Por eso, aunque no podemos celebrar aún la justicia, que sería como alcanzar a celebrar la paz, tenemos todos la obligación de no olvidar. Y para ello no queda otro camino que el ejercicio de la memoria. El de no dejarla apagar, no sólo para que no se repitan la impunidad y el terror, sino para aguardar con ansiedad la reparación a través de la justicia. Pero no sobre la base de una esperanza providencial o milagrosa, sino de la gestación de una voluntad compartida por todos.

Debemos querer tanto el esclarecimiento como el castigo a los culpables, porque queremos que aquellos que confiaron en el encubrimiento y la impunidad para actuar sepan que, tarde o temprano, serán descubiertos y que con ello no sólo saciaremos nuestra sed de justicia, sino les devolveremos el desaliento. Estamos diciendo que se decepcionen los cobardes y los alienados por el fanatismo, no nosotros. Porque viviremos tarde o temprano en una sociedad donde prevalecerá la justicia.

Decía el obispo Novak, recientemente fallecido, al escuchar los incesantes testimonios de los familiares de los desaparecidos durante la dictadura: «Comprendí que la historia tiene una superficie engañosa y una profundidad lacerante.
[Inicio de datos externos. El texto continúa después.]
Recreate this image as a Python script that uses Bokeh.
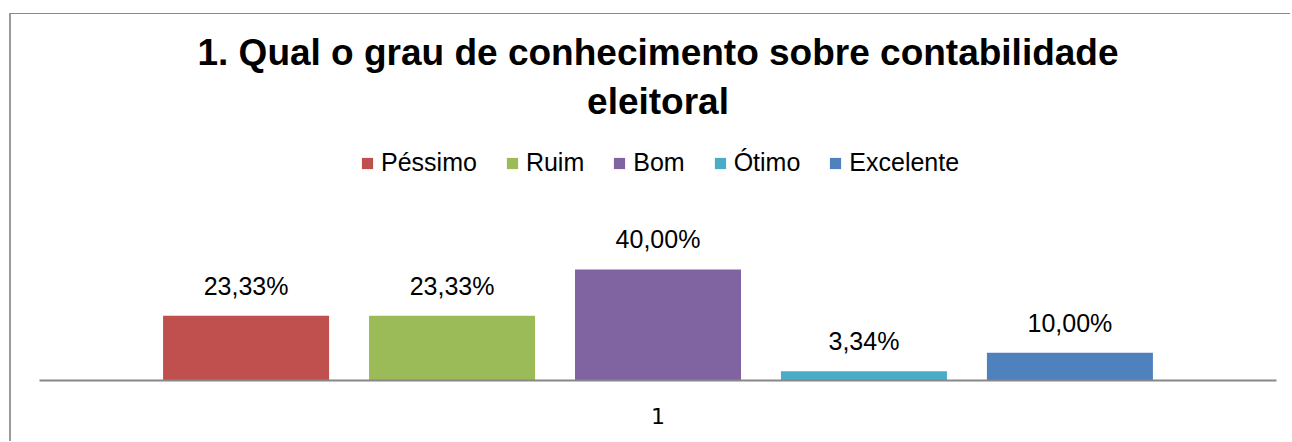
from bokeh.plotting import figure
from bokeh.models import ColumnDataSource, Range1d, FactorRange, Title
from bokeh.transform import dodge
from bokeh.core.properties import value
from bokeh.embed import file_html
from bokeh.resources import INLINE

title_lines = ["1. Qual o grau de conhecimento sobre contabilidade", "eleitoral"]
categories = ["1"]
series = ["Péssimo", "Ruim", "Bom", "Ótimo", "Excelente"]
values = [23.33, 23.33, 40.00, 3.34, 10.00]
colors = ["#C0504D", "#9BBB59", "#8064A2", "#4BACC6", "#4F81BD"]

FONT = "Liberation Sans"

# canvas starts at page (11, 14): 9/13 px margin + left/top border of the chart box
p = figure(width=1281, height=428, x_range=FactorRange(*categories),
           y_range=Range1d(0, 90.09), output_backend="svg", toolbar_location=None,
           y_axis_location=None, min_border_left=28, min_border_right=16,
           min_border_top=116, min_border_bottom=62)
p.margin = (13, 0, 0, 9)
p.styles = {"border-left": "2px solid #9a9a9a", "border-top": "1px solid #8a8a8a"}
p.outline_line_color = None
p.xgrid.grid_line_color = None
p.ygrid.grid_line_color = None

step = 0.1665
bar_w = 0.1342
n = len(series)
for i, (name, v, c) in enumerate(zip(series, values, colors)):
    lab = f"{v:.2f}".replace(".", ",") + "%"
    src = ColumnDataSource(dict(cat=categories, val=[v], label=[lab]))
    off = (i - (n - 1) / 2) * step
    p.vbar(x=dodge("cat", off, range=p.x_range), top="val", width=bar_w, source=src,
           fill_color=c, line_color=None, legend_label=name)
    p.text(x=dodge("cat", off, range=p.x_range), y="val", text="label", source=src,
           text_align="center", text_baseline="alphabetic", y_offset=-30,
           text_font=value(FONT), text_font_size="25px", text_color="#000000")

def style_title(t):
    t.align = "center"
    t.text_font = FONT
    t.text_font_size = "37px"
    t.text_font_style = "bold"
    t.text_color = "#000000"

# p.title is placed outermost, the added Title sits next to the frame
p.title.text = title_lines[0]
style_title(p.title)
p.title.standoff = -7
t2 = Title(text=title_lines[1])
style_title(t2)
t2.standoff = 18
p.add_layout(t2, "above")

ax = p.xaxis[0]
ax.axis_line_color = "#878787"
ax.axis_line_width = 2
ax.major_tick_line_color = None
ax.minor_tick_line_color = None
ax.major_label_standoff = 21
ax.major_label_text_font = "DejaVu Sans"
ax.major_label_text_font_size = "22px"
ax.major_label_text_color = "#000000"

lg = p.legend[0]
lg.orientation = "horizontal"
lg.location = (321, 203)
lg.padding = 0
lg.margin = 0
lg.spacing = 28
lg.glyph_width = 14
lg.glyph_height = 14
lg.label_standoff = 7
lg.label_text_font = FONT
lg.label_text_font_size = "25px"
lg.label_text_color = "#000000"
lg.border_line_color = None
lg.background_fill_alpha = 0

open("out.html", "w").write(file_html(p, INLINE))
Comprendí que sólo quien desciende decididamente a buscar en los abismos del dolor provocado en la historia por la injusticia y la prepotencia, para compartirla y regenerarla, adquiere en plenitud creciente su propia dimensión humana». Dimensión humana que incorpora lo que es caro a la tradición judeocristiana: la sacralidad de la vida humana, que es en definitiva el motivo que hoy nos convoca y nos une.
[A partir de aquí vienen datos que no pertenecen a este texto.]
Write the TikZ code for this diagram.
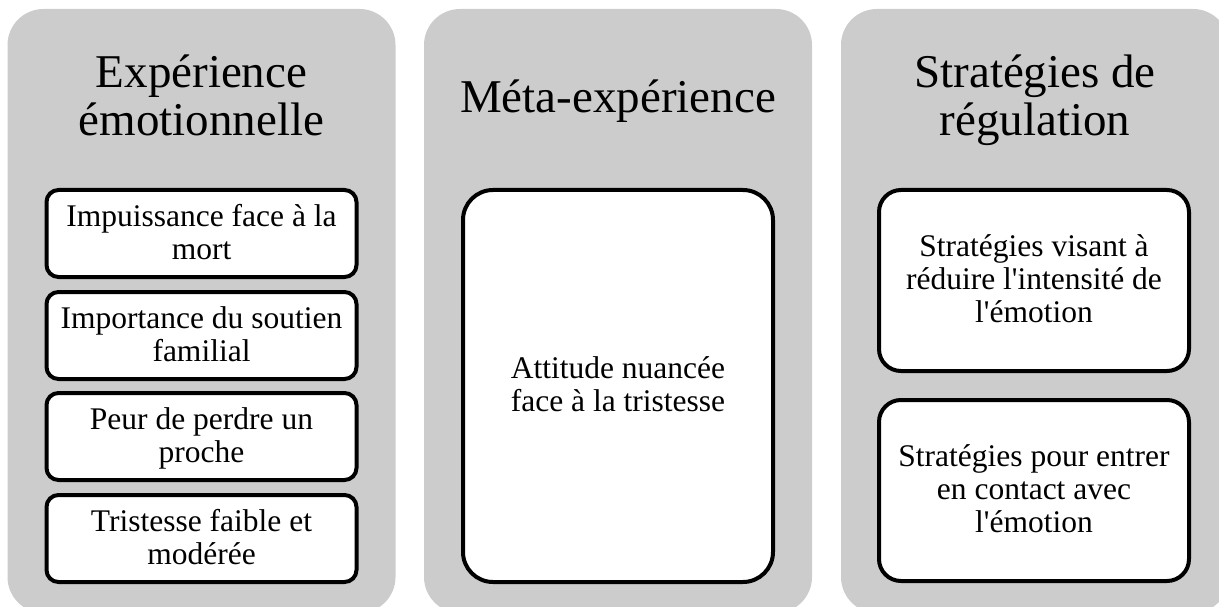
\documentclass[tikz,border=0pt]{standalone}
\usepackage{fontspec}
\setmainfont{Liberation Serif}[Ligatures=TeXOff]
\definecolor{panelgray}{HTML}{CCCCCC}
\tikzset{
  panel/.style={rectangle, rounded corners=36pt, fill=panelgray, draw=none, minimum width=388pt, minimum height=604pt, inner sep=0pt},
  titletext/.style={align=center, inner sep=0pt, font=\fontsize{47}{48.5}\selectfont,
    execute at begin node={\rule{0pt}{36pt}}, execute at end node={\rule[-12pt]{0pt}{12pt}}},
  itembox/.style={rectangle, draw=black, line width=4pt, fill=white, minimum width=310pt, inner sep=0pt, align=center, font=\fontsize{31.5}{33}\selectfont},
  boxtext/.style={align=center, inner sep=0pt, font=\fontsize{31.5}{33}\selectfont,
    execute at begin node={\rule{0pt}{24pt}}, execute at end node={\rule[-8pt]{0pt}{8pt}}},
  smallbox/.style={itembox, rounded corners=12pt, minimum height=87pt},
  bigbox/.style={itembox, rounded corners=30pt, minimum height=392pt},
  midbox/.style={itembox, rounded corners=22pt, minimum height=181pt},
}
\begin{document}
\begin{tikzpicture}[x=1pt,y=-1pt]
\path[use as bounding box] (0,0) rectangle (1219,607);
\clip (0,0) rectangle (1219,607);
% panels
\node[panel] (p1) at (201.5,311) {};
\node[panel] (p2) at (618,311) {};
\node[panel] (p3) at (1035,311) {};
% titles
\node[titletext] (t1) at (201.5,101) {Expérience\\émotionnelle};
\node[titletext] (t2) at (618,101) {Méta-expérience};
\node[titletext] (t3) at (1035,101) {Stratégies de\\régulation};
% panel 1 boxes
\node[smallbox] (a1) at (201.5,233.5) {};
\node[smallbox] (a2) at (201.5,335.5) {};
\node[smallbox] (a3) at (201.5,436.5) {};
\node[smallbox] (a4) at (201.5,538.5) {};
\node[boxtext] (a1t) at ([yshift=-2.5pt]a1.center) {Impuissance face à la\\mort};
\node[boxtext] (a2t) at ([yshift=-2.5pt]a2.center) {Importance du soutien\\familial};
\node[boxtext] (a3t) at ([yshift=-2.5pt]a3.center) {Peur de perdre un\\proche};
\node[boxtext] (a4t) at ([yshift=-2.5pt]a4.center) {Tristesse faible et\\modérée};
% panel 2 box
\node[bigbox] (b1) at (618,386) {};
\node[boxtext] (b1t) at ([yshift=-2.5pt]b1.center) {Attitude nuancée\\face à la tristesse};
% panel 3 boxes
\node[midbox] (c1) at (1034,280.5) {};
\node[midbox] (c2) at (1034,490.5) {};
\node[boxtext] (c1t) at ([yshift=-2.5pt]c1.center) {Stratégies visant à\\réduire l'intensité de\\l'émotion};
\node[boxtext] (c2t) at ([yshift=-2.5pt]c2.center) {Stratégies pour entrer\\en contact avec\\l'émotion};
\end{tikzpicture}
\end{document}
El terrorismo internacional produjo lo que buscaba, el 18 de julio de 1994 en el atentado a la AMIA: una notoriedad que conmovió al mundo a través de los medios de comunicación. Pero todos sabemos que ese hecho no reivindica nada más que la barbarie y el espanto. Y que sólo la complicidad de verdaderos asesinos locales lo hizo posible. Asesinos que tenían la doctrina en una mano y las órdenes de los comandos superiores en la otra, como confesaba el torturador Santiago de Riveros en los tiempos de la última dictadura y como aún les falta reconocer a los que actuaron en el atentado a la AMIA. Y que intentar reivindicar la causa política que aparentemente lo motivara es una tarea inútil, porque ninguna causa política puede erigirse por sobre la ley moral del pueblo, por sobre la noción del bien de una sociedad. Pero estamos aquí, superando todos los desalientos y todas nuestras limitaciones, para celebrar que estamos vivos y por eso mismo podemos luchar por la justicia. Por eso quiero recordar una vez más a Saramago cuando dice:

En la isla tantas veces habitada

en la que estamos/

hay noches, mañanas y madrugadas

en que no es preciso morir./

Entonces sabemos todo lo que fue y será,

el mundo aparece definitivamente explicado/

y nos penetra una gran serenidad,

y se dicen/

las palabras que la significan.

Levantamos un puñado de tierra.

Y la apretamos entre las manos

con dulzura.

Ahí está contenida toda la verdad

soportable:/

El contorno de la realidad ,

la fantasía y los límites./

Podemos entonces decir que somos libres

con la paz y la sonrisa de quien se reconoce

puesto a rodar por el mundo infatigable,

porque mordió el alma hasta los huesos.

Dejemos escapar suavemente la tierra donde acontecen milagros

como el agua, la piedra y la raíz.

Cada uno de nosotros es la vida.

Que eso nos baste.

Alcanzaría para cumplir con el recuerdo del día de hoy, que leyéramos o releyéramos la infinidad de documentos, artículos, proclamas y declaraciones que oportunamente se efectuaron por el atentado en la AMIA. Baste recordar para ello que desde siete años cada lunes, frente a un todavía mudo Palacio de Justicia, la comunidad convoca a cientos de personas que casi ritualmente rinden el tributo de su testimonio a no olvidar.